Overfitting, Underfitting, and Bias

  • Overfitting: Model learns training data *too well*, including noise. High variance, poor generalization.
  • Underfitting: Model is too simple to capture patterns. High bias.
  • Bias refers to systematic errors from wrong assumptions — an underfit model has high bias.
  • Think of it like studying for an exam: memorizing every practice question (overfitting) vs. barely reading the material (underfitting). You want the sweet spot.

    Regularization: Fighting Overfitting

    Regularization adds a penalty to the loss function to discourage overly complex models.

  • L1 (Lasso): Adds the *absolute value* of coefficients. Can zero out features → automatic feature selection.
  • L2 (Ridge): Adds the *square* of coefficients. Shrinks all features but keeps them → better when all features matter.
  • from sklearn.linear_model import Lasso, Ridge

    lasso = Lasso(alpha=0.1) # L1 — can eliminate features ridge = Ridge(alpha=1.0) # L2 — shrinks all coefficients


    Handling Imbalanced Datasets

    In fraud detection, 99% of transactions may be legitimate. A model that always predicts "not fraud" is 99% accurate but useless.

    Techniques:

  • Oversampling: Duplicate or synthetically generate minority class samples (e.g., SMOTE).
  • Undersampling: Remove majority class samples.
  • Class weights: Penalize misclassifying the minority class more heavily.
  • Metrics for Imbalanced Data (e.g., Fraud Detection)

    MetricWhen to Use
    Recall (Sensitivity)Critical when missing positives is costly (fraud!)
    PrecisionWhen false positives are costly
    F1 ScoreBalance of precision and recall
    AUC-ROCOverall model discrimination ability
    💡 For fraud detection, recall is most important — you'd rather flag a legitimate transaction than miss actual fraud.


    Cross-Validation

    Cross-validation estimates how well your model generalizes to unseen data. The most common form is k-fold cross-validation: split data into k subsets, train on k-1, test on 1, rotate k times.

    from sklearn.model_selection import cross_val_score
    scores = cross_val_score(model, X, y, cv=5)  # 5-fold CV
    print(scores.mean())

    This is more reliable than a single train/test split, especially with small datasets.


    Feature Engineering & Preprocessing

    Feature Scaling

    Algorithms like KNN and SVM are sensitive to feature magnitude. Always scale when using distance-based methods.

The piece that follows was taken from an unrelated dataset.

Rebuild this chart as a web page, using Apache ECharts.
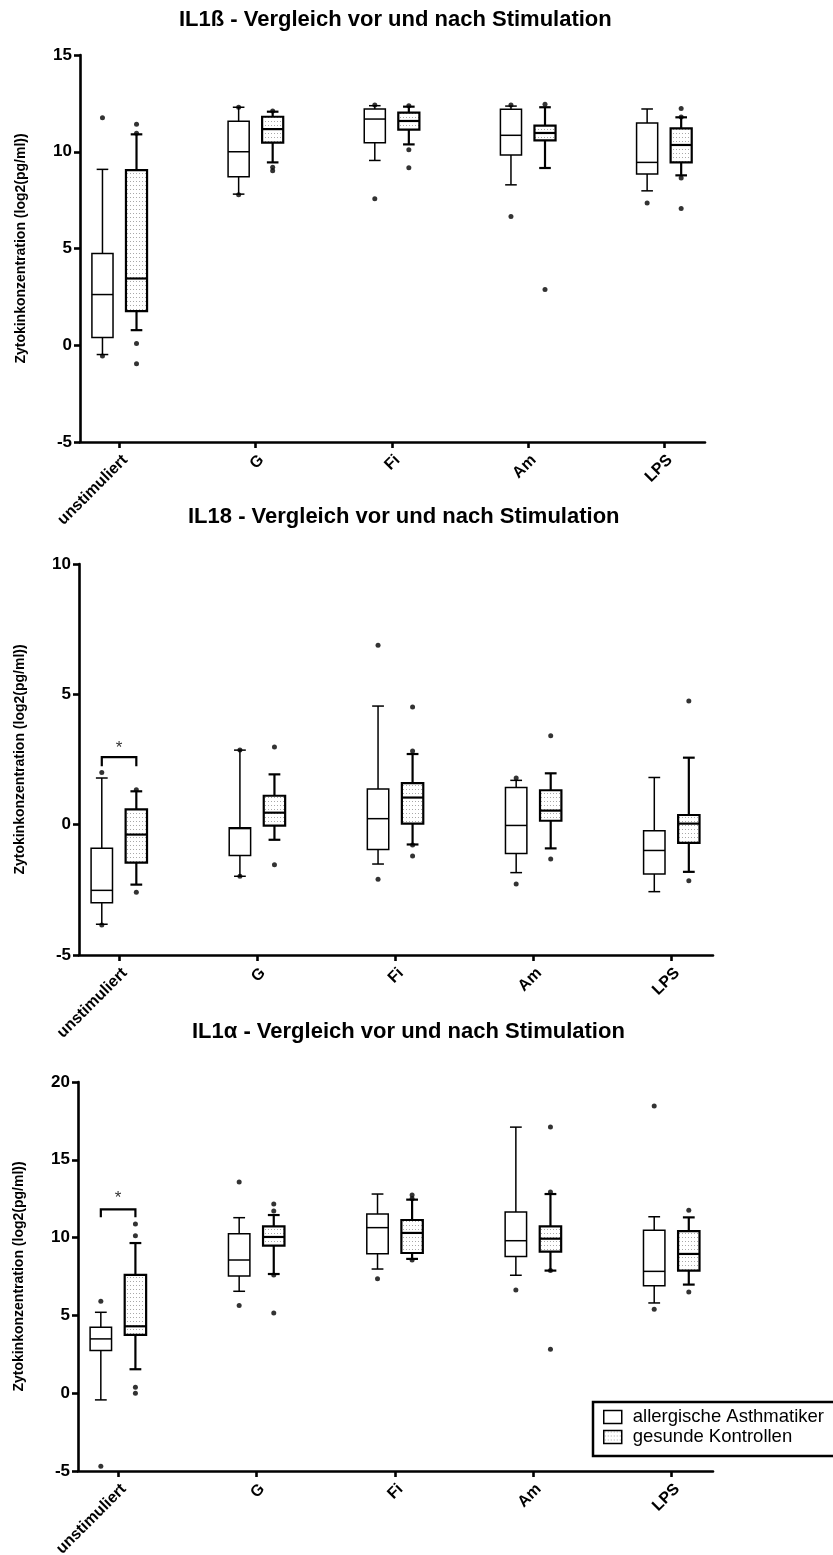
<!DOCTYPE html>
<html>
<head>
<meta charset="utf-8">
<script src="https://cdn.jsdelivr.net/npm/echarts@6/dist/echarts.min.js"></script>
<style>
html, body { margin: 0; padding: 0; background: #fff; }
#chart { width: 833px; height: 1555px; }
</style>
</head>
<body>
<div id="chart"></div>
<script>
// categories on the x axis (same for all three panels)
const categories = ['unstimuliert', 'G', 'Fi', 'Am', 'LPS'];
const groupNames = ['allergische Asthmatiker', 'gesunde Kontrollen'];

// boxes: [lower whisker, Q1, median, Q3, upper whisker] per category
// single points: [category index, value]

// IL1ß
const il1bAsthma = [
  [-0.48, 0.40, 2.62, 4.74, 9.09],
  [7.81, 8.71, 10.0, 11.57, 12.30],
  [9.55, 10.47, 11.69, 12.21, 12.38],
  [8.29, 9.83, 10.85, 12.19, 12.36],
  [7.98, 8.85, 9.45, 11.48, 12.21]
];
const il1bAsthmaDots = [[0, 11.76], [0, -0.55], [1, 12.30], [1, 7.78], [2, 12.42], [2, 7.57], [3, 12.42], [3, 6.66], [4, 7.35]];
const il1bKontrolle = [
  [0.78, 1.76, 3.45, 9.05, 10.90],
  [9.45, 10.47, 11.17, 11.81, 12.07],
  [10.38, 11.14, 11.59, 12.02, 12.33],
  [9.16, 10.59, 10.97, 11.35, 12.30],
  [8.78, 9.45, 10.35, 11.21, 11.78]
];
const il1bKontrolleDots = [[0, 11.42], [0, 10.95], [0, 0.09], [0, -0.95], [1, 12.10], [1, 9.20], [1, 9.02], [2, 12.38], [2, 10.10], [2, 9.17], [3, 12.45], [3, 2.88], [4, 12.24], [4, 11.80], [4, 8.64], [4, 7.07]];

// IL18
const il18Asthma = [
  [-3.82, -3.00, -2.52, -0.90, 1.79],
  [-1.98, -1.18, -0.15, -0.12, 2.86],
  [-1.51, -0.95, 0.23, 1.37, 4.55],
  [-1.84, -1.11, -0.03, 1.43, 1.70],
  [-2.57, -1.89, -0.99, -0.23, 1.81]
];
const il18AsthmaDots = [[0, 2.00], [0, -3.85], [1, 2.86], [1, -1.98], [2, 6.88], [2, -2.09], [3, 1.79], [3, -2.28]];
const il18Kontrolle = [
  [-2.30, -1.46, -0.38, 0.59, 1.28],
  [-0.58, -0.04, 0.46, 1.11, 1.93],
  [-0.76, 0.04, 1.04, 1.59, 2.71],
  [-0.91, 0.15, 0.54, 1.32, 1.97],
  [-1.81, -0.70, 0.04, 0.37, 2.57]
];
const il18KontrolleDots = [[0, 1.34], [0, -2.59], [1, 2.98], [1, -1.54], [2, 4.51], [2, 2.83], [2, -0.78], [2, -1.20], [3, 3.41], [3, -1.32], [4, 4.74], [4, -2.15]];
const il18Bracket = [2.24, 2.59, 2.92]; // leg end, bar, star

// IL1α
const il1aAsthma = [
  [-0.43, 2.74, 3.49, 4.24, 5.20],
  [6.55, 7.53, 8.56, 10.25, 11.28],
  [7.98, 8.97, 10.64, 11.52, 12.80],
  [7.58, 8.78, 9.80, 11.64, 17.10],
  [5.80, 6.91, 7.83, 10.47, 11.34]
];
const il1aAsthmaDots = [[0, 5.91], [0, -4.69], [1, 13.57], [1, 5.63], [2, 7.36], [3, 6.64], [4, 18.45], [4, 5.39]];
const il1aKontrolle = [
  [1.54, 3.75, 4.30, 7.60, 9.65],
  [7.66, 9.48, 10.04, 10.72, 11.45],
  [8.63, 9.01, 10.30, 11.13, 12.44],
  [7.88, 9.10, 9.93, 10.72, 12.80],
  [6.98, 7.88, 8.95, 10.42, 11.30]
];
const il1aKontrolleDots = [[0, 10.87], [0, 10.12], [0, 0.39], [0, 0.0], [1, 12.16], [1, 11.71], [1, 7.60], [1, 5.16], [2, 12.74], [2, 12.50], [2, 8.56], [3, 17.10], [3, 12.93], [3, 7.88], [3, 2.83], [4, 11.75], [4, 6.51]];
const il1aBracket = [11.30, 11.82, 12.54];

const font = '"Liberation Sans", Arial, sans-serif';
const boxWidth = 0.155;
const offset = 0.125;

// dotted fill for the control group
const dotCanvas = document.createElement('canvas');
dotCanvas.width = 3;
dotCanvas.height = 4;
const dctx = dotCanvas.getContext('2d');
dctx.fillStyle = '#fff';
dctx.fillRect(0, 0, 3, 4);
dctx.fillStyle = '#a8a8a8';
dctx.fillRect(1, 1, 1, 1);
const dotted = { image: dotCanvas, repeat: 'repeat' };

const panels = [
  { title: 'IL1ß - Vergleich vor und nach Stimulation', titleLeft: 179, titleTop: 9,
    min: -5, max: 15, grid: { left: 80, top: 55, width: 625, height: 387 },
    asthma: il1bAsthma, asthmaDots: il1bAsthmaDots, ctrl: il1bKontrolle, ctrlDots: il1bKontrolleDots, bracket: null },
  { title: 'IL18 - Vergleich vor und nach Stimulation', titleLeft: 188, titleTop: 506,
    min: -5, max: 10, grid: { left: 79, top: 564, width: 634, height: 391 },
    asthma: il18Asthma, asthmaDots: il18AsthmaDots, ctrl: il18Kontrolle, ctrlDots: il18KontrolleDots, bracket: il18Bracket },
  { title: 'IL1α - Vergleich vor und nach Stimulation', titleLeft: 192, titleTop: 1021,
    min: -5, max: 20, grid: { left: 78, top: 1082, width: 635, height: 389 },
    asthma: il1aAsthma, asthmaDots: il1aAsthmaDots, ctrl: il1aKontrolle, ctrlDots: il1aKontrolleDots, bracket: il1aBracket }
];

function makeBox(shift, fill, lw) {
  return function (params, api) {
    const x = api.value(0) + shift;
    const lo = api.coord([x, api.value(1)]);
    const q1 = api.coord([x, api.value(2)]);
    const md = api.coord([x, api.value(3)]);
    const q3 = api.coord([x, api.value(4)]);
    const hi = api.coord([x, api.value(5)]);
    const w = api.size([boxWidth, 0])[0];
    const cap = w * 0.55;
    const cx = md[0];
    const line = (x1, y1, x2, y2) => ({
      type: 'line', shape: { x1, y1, x2, y2 }, style: { stroke: '#000', lineWidth: lw }
    });
    return {
      type: 'group',
      children: [
        line(cx, hi[1], cx, q3[1]),
        line(cx - cap / 2, hi[1], cx + cap / 2, hi[1]),
        line(cx, q1[1], cx, lo[1]),
        line(cx - cap / 2, lo[1], cx + cap / 2, lo[1]),
        { type: 'rect', shape: { x: cx - w / 2, y: q3[1], width: w, height: q1[1] - q3[1] },
          style: { fill: fill, stroke: '#000', lineWidth: lw } },
        line(cx - w / 2, md[1], cx + w / 2, md[1])
      ]
    };
  };
}

function renderBracket(params, api) {
  const a = api.coord([-offset, api.value(0)]);
  const b = api.coord([-offset, api.value(1)]);
  const c = api.coord([offset, api.value(1)]);
  const d = api.coord([offset, api.value(0)]);
  const s = api.coord([0, api.value(2)]);
  return {
    type: 'group',
    children: [
      { type: 'polyline', shape: { points: [a, b, c, d] }, style: { stroke: '#000', lineWidth: 2.2, fill: null } },
      { type: 'text', x: s[0], y: s[1],
        style: { text: '*', fontSize: 17, fontFamily: font, fill: '#333', align: 'center', verticalAlign: 'middle' } }
    ]
  };
}

const axisLineStyle = { color: '#000', width: 2.6 };
const grids = [], xAxes = [], yAxes = [], titles = [], series = [];

panels.forEach((p, i) => {
  grids.push(Object.assign({ outerBoundsMode: 'none', containLabel: false }, p.grid));
  titles.push({
    text: p.title, left: p.titleLeft, top: p.titleTop, padding: 0,
    textStyle: { fontFamily: font, fontSize: 22, fontWeight: 'bold', color: '#000' }
  });
  xAxes.push({
    gridIndex: i, type: 'value', min: -0.29, max: 4.3,
    splitLine: { show: false },
    axisLine: { onZero: false, lineStyle: axisLineStyle },
    axisTick: { customValues: [0, 1, 2, 3, 4], length: 6, lineStyle: axisLineStyle },
    axisLabel: {
      customValues: [0, 1, 2, 3, 4], formatter: (v) => categories[Math.round(v)],
      rotate: 45, margin: 10, align: 'right', verticalAlign: 'top',
      color: '#000', fontWeight: 'bold', fontSize: 16, fontFamily: font
    }
  });
  yAxes.push({
    gridIndex: i, type: 'value', min: p.min, max: p.max, interval: 5,
    splitLine: { show: false },
    axisLine: { show: true, onZero: false, lineStyle: axisLineStyle },
    axisTick: { show: true, length: 6, lineStyle: axisLineStyle },
    axisLabel: { margin: 8, color: '#000', fontWeight: 'bold', fontSize: 17, fontFamily: font },
    name: 'Zytokinkonzentration (log2(pg/ml))', nameLocation: 'middle', nameGap: 52,
    nameTextStyle: { fontWeight: 'bold', fontSize: 14, fontFamily: font, color: '#000' }
  });
  series.push({
    type: 'custom', name: groupNames[0], xAxisIndex: i, yAxisIndex: i, clip: false,
    renderItem: makeBox(-offset, '#fff', 1.5),
    encode: { x: 0, y: [1, 2, 3, 4, 5] },
    data: p.asthma.map((b, k) => [k].concat(b))
  });
  series.push({
    type: 'custom', name: groupNames[1], xAxisIndex: i, yAxisIndex: i, clip: false,
    renderItem: makeBox(offset, dotted, 2.2),
    encode: { x: 0, y: [1, 2, 3, 4, 5] },
    data: p.ctrl.map((b, k) => [k].concat(b))
  });
  series.push({
    type: 'scatter', xAxisIndex: i, yAxisIndex: i, symbolSize: 5, silent: true,
    itemStyle: { color: '#000' },
    data: p.asthmaDots.map((d) => [d[0] - offset, d[1]])
  });
  series.push({
    type: 'scatter', xAxisIndex: i, yAxisIndex: i, symbolSize: 5, silent: true,
    itemStyle: { color: '#000' },
    data: p.ctrlDots.map((d) => [d[0] + offset, d[1]])
  });
  if (p.bracket) {
    series.push({
      type: 'custom', xAxisIndex: i, yAxisIndex: i, clip: false,
      renderItem: renderBracket,
      encode: { x: -1, y: [0, 1, 2] },
      data: [p.bracket]
    });
  }
});

const chart = echarts.init(document.getElementById('chart'));
chart.setOption({
  animation: false,
  backgroundColor: '#fff',
  title: titles,
  grid: grids,
  xAxis: xAxes,
  yAxis: yAxes,
  legend: {
    left: 593, top: 1402, orient: 'vertical', selectedMode: false,
    data: [
      { name: groupNames[0], icon: 'rect', itemStyle: { color: '#fff', borderColor: '#000', borderWidth: 1.5 } },
      { name: groupNames[1], icon: 'rect', itemStyle: { color: dotted, borderColor: '#000', borderWidth: 1.5 } }
    ],
    itemWidth: 18, itemHeight: 13, itemGap: 0,
    textStyle: { fontFamily: font, fontSize: 18.5, color: '#000', padding: [0, 0, 0, 6], lineHeight: 20 },
    borderColor: '#000', borderWidth: 2.5, padding: [5, 40, 9, 10]
  },
  series: series
});
</script>
</body>
</html>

    from sklearn.preprocessing import StandardScaler
    scaler = StandardScaler()
    X_scaled = scaler.fit_transform(X)

    One-Hot Encoding

    Converts categorical variables into binary columns so algorithms can process them.

    import pandas as pd
    pd.get_dummies(df['color'])  # 'red','blue' → binary columns

    Dimensionality Reduction & PCA

    PCA (Principal Component Analysis) reduces the number of features by finding directions of maximum variance. Useful when you have many correlated features.


    Core Algorithms

    Decision Trees

    Split data based on feature thresholds. Interpretable but prone to overfitting.

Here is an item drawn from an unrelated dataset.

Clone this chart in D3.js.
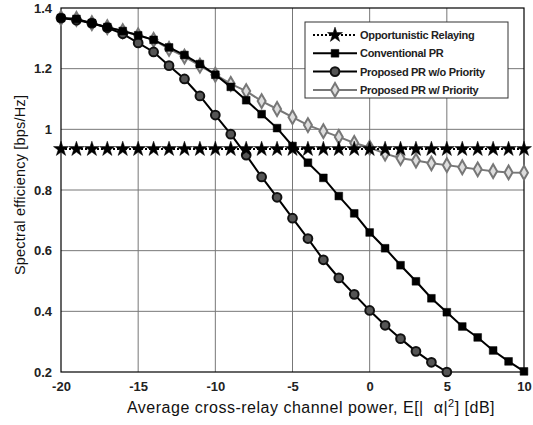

    KNN (K-Nearest Neighbors)

    Classifies a point based on the majority class of its k nearest neighbors. Simple but slow on large datasets. Requires feature scaling.

    SVM & The Kernel Trick

    Support Vector Machines find the hyperplane that best separates classes. The kernel trick maps data into higher dimensions to find non-linear boundaries without explicitly computing the transformation.

    Ensemble Methods

    Combine multiple models to improve performance:
  • Bagging (e.g., Random Forest): Train models on random subsets, average results → reduces variance.
  • Gradient Boosting (e.g., XGBoost): Train models sequentially, each correcting the previous → reduces bias.
  • Learning rate in gradient boosting controls how much each tree corrects the previous error. Lower = more trees needed, but often better generalization.


    Neural Networks

    Activation Functions

    Introduce non-linearity into the network. Common choices:
  • ReLU: Most popular for hidden layers. Fast, avoids vanishing gradient.
  • Sigmoid/Tanh: Used in output layers for binary classification.
  • Vanishing Gradient Problem

    In deep networks, gradients shrink as they propagate backward through many layers, making early layers learn very slowly. ReLU and batch normalization help mitigate this.

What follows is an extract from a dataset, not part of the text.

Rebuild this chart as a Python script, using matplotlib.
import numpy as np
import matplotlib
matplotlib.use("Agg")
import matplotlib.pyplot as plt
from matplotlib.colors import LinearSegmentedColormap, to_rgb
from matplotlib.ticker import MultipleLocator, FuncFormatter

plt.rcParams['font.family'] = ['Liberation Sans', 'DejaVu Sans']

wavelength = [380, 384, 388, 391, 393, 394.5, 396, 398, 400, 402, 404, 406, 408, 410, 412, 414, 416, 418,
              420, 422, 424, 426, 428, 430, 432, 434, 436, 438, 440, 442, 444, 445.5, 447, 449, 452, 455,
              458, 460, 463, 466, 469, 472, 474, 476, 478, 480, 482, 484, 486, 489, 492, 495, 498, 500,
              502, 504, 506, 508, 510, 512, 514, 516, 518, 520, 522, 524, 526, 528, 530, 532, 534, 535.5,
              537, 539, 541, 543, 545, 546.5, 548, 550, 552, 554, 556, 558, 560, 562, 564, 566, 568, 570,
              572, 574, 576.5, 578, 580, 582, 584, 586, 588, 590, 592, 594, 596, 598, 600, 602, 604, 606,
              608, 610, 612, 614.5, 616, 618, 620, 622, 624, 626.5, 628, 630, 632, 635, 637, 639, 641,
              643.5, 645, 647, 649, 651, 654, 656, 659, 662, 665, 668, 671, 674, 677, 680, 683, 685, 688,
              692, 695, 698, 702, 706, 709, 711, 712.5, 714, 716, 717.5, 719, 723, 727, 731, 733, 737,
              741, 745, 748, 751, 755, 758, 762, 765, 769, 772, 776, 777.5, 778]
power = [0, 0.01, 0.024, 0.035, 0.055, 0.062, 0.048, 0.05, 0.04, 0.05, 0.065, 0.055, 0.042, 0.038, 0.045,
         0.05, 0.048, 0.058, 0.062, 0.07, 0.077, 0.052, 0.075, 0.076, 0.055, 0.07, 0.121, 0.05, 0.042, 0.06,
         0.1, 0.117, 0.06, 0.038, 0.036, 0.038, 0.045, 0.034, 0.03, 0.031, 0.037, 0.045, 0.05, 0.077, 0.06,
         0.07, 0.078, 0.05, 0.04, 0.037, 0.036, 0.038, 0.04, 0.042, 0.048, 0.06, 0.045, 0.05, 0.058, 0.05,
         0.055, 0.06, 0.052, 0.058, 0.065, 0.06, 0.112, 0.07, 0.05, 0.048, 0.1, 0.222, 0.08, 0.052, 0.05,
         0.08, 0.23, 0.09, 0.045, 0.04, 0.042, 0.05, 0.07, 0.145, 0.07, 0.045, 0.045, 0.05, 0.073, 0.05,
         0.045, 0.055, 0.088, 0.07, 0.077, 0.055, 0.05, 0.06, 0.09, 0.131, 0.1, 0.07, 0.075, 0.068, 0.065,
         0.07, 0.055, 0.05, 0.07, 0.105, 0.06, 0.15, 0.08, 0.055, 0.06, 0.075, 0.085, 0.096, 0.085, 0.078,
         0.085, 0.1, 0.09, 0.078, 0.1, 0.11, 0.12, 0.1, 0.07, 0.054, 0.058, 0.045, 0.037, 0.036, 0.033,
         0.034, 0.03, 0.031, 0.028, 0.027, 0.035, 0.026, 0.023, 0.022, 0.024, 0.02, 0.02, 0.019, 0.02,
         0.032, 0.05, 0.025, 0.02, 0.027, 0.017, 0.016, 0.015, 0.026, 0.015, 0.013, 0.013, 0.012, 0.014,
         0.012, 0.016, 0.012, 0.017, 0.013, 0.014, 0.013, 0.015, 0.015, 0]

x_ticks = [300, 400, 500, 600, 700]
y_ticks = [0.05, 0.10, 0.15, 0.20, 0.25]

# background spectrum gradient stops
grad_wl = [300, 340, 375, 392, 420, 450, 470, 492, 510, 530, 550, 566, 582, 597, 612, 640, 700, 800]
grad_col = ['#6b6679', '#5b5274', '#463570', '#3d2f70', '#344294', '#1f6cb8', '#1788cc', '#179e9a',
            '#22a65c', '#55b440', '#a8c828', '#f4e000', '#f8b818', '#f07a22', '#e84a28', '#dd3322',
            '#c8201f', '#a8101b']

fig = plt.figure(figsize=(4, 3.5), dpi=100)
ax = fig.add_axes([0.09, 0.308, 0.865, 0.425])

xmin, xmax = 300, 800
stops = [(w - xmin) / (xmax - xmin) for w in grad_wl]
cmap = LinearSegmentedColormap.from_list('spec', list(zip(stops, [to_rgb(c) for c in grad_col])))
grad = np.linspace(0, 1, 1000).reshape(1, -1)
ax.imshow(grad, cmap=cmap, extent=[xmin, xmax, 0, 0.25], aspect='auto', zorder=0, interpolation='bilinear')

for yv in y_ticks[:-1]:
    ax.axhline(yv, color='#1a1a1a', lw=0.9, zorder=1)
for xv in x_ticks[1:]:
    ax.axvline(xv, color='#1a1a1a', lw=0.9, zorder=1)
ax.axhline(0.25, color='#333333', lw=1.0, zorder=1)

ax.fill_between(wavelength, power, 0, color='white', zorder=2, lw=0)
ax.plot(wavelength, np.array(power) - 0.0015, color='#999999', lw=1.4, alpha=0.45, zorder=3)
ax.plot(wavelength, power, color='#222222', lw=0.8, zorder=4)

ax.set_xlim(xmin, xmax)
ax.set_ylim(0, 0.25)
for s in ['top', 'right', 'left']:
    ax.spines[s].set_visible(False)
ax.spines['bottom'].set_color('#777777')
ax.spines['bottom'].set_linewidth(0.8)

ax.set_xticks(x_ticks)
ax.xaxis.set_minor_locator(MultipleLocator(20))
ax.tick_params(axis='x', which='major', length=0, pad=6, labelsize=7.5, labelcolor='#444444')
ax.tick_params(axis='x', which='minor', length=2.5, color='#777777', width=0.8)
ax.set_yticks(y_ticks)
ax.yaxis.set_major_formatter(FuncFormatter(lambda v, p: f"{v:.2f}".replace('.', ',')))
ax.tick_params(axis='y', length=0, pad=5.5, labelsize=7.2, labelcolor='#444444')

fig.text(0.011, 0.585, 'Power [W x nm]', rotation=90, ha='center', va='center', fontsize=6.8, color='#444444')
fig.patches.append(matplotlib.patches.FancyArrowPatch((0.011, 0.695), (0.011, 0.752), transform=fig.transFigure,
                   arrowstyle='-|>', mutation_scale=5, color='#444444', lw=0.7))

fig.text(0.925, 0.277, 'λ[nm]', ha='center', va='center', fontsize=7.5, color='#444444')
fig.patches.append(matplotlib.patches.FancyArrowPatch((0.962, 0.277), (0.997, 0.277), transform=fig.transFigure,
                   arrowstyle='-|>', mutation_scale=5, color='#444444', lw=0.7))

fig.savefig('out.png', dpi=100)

    Generative vs. Discriminative Models

    TypeWhat It LearnsExample
    DiscriminativeDecision boundary between classesLogistic Regression, SVM
    GenerativeDistribution of each classNaive Bayes, GANs

    Recommendation Systems

    Collaborative filtering recommends items based on the behavior of *similar users* (user-based) or *similar items* (item-based). It doesn't need item content — just interaction data (ratings, clicks).

    Example: "Users who bought X also bought Y" — that's collaborative filtering.

    Loss Functions

    The loss function measures how wrong your model is. Common examples:
  • MSE (Mean Squared Error): For regression
  • Cross-Entropy: For classification

  • Key Takeaways

  • L1 regularization performs feature selection by zeroing coefficients; L2 shrinks all coefficients — both fight overfitting.
  • For imbalanced datasets (like fraud detection), optimize for recall or F1 score, not raw accuracy.
  • Cross-validation gives a more reliable estimate of model performance than a single train/test split.
  • Bagging reduces variance (Random Forest); Gradient Boosting reduces bias — choose based on your model's weakness.
  • Always apply feature scaling before using distance-based algorithms like KNN or SVM, and use one-hot encoding for categorical variables.